Job> Wherever the word "this" appears in a line, extract that line.
--
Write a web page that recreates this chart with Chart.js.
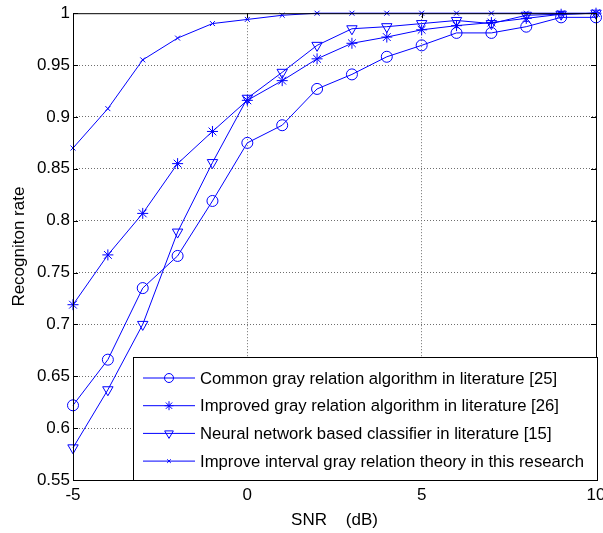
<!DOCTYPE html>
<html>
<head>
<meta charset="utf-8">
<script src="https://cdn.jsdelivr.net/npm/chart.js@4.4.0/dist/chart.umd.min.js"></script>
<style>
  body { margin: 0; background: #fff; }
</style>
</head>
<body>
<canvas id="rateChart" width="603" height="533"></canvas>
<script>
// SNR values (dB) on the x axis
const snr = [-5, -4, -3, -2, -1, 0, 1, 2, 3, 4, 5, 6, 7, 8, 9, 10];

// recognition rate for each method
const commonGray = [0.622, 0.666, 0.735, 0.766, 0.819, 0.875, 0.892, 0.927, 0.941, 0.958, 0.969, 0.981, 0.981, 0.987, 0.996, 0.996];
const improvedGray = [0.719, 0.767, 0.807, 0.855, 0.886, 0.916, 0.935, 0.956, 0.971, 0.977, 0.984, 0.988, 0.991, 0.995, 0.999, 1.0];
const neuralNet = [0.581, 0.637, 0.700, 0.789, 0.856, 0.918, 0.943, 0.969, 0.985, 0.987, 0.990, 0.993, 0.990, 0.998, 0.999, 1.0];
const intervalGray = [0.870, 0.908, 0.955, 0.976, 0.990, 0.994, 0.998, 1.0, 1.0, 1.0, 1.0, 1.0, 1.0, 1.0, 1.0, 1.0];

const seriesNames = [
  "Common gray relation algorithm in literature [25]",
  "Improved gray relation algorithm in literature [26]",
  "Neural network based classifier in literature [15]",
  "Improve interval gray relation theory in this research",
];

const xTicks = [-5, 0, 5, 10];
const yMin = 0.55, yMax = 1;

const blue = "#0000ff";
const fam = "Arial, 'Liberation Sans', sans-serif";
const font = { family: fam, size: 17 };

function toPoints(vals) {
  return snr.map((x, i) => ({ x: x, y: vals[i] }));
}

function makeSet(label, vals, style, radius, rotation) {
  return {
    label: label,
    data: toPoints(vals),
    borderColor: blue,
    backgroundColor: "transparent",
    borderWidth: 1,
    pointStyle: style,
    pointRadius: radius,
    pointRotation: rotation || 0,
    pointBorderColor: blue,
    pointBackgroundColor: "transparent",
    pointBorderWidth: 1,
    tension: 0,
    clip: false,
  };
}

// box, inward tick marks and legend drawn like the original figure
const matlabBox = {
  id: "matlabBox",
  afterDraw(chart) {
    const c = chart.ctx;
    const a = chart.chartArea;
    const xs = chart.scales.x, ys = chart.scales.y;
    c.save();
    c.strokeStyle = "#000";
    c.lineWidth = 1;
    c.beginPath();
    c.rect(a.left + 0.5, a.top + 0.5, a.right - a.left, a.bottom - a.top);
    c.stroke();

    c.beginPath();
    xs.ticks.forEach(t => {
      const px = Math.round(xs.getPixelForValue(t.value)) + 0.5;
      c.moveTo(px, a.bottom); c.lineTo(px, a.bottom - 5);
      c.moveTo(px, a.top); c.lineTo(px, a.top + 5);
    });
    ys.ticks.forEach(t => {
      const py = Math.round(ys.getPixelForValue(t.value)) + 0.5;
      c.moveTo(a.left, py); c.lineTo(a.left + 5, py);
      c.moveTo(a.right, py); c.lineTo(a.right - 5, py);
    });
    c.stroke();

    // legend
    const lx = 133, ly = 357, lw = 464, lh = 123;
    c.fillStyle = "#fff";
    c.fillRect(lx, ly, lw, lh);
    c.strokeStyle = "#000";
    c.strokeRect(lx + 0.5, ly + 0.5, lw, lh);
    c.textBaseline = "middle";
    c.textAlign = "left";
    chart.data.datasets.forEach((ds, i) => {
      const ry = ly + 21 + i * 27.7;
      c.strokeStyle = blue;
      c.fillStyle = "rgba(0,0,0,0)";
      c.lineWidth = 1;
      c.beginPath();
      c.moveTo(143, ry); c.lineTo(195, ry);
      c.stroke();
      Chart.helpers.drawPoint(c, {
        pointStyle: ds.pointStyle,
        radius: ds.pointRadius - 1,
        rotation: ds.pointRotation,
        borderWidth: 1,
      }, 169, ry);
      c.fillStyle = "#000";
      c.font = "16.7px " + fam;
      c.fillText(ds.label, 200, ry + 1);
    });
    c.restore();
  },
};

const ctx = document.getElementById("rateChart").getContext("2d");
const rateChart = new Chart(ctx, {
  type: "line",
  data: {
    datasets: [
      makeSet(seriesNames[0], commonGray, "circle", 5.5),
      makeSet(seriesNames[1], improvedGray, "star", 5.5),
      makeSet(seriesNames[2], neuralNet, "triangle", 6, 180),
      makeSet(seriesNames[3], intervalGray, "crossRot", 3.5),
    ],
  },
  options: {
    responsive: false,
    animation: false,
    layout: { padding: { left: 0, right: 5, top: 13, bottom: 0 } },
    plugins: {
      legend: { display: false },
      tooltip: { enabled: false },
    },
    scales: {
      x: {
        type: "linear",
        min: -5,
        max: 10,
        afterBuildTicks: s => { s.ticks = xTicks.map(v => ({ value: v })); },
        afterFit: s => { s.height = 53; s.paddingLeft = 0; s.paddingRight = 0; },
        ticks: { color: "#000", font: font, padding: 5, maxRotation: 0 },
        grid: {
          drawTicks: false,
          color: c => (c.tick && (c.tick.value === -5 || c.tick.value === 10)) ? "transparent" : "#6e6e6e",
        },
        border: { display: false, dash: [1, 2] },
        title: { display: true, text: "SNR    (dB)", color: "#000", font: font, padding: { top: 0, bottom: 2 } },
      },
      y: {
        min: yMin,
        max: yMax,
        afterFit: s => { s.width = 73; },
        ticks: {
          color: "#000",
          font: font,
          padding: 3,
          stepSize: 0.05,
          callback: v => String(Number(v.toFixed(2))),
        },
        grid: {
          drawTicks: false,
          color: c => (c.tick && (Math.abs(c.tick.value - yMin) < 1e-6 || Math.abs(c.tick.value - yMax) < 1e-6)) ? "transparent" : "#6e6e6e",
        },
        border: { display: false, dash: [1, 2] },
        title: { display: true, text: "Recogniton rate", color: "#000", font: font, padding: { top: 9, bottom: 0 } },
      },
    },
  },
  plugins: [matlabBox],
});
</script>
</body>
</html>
--
Solution below>
Write a web page that recreates this chart with Chart.js.
  "Improve interval gray relation theory in this research",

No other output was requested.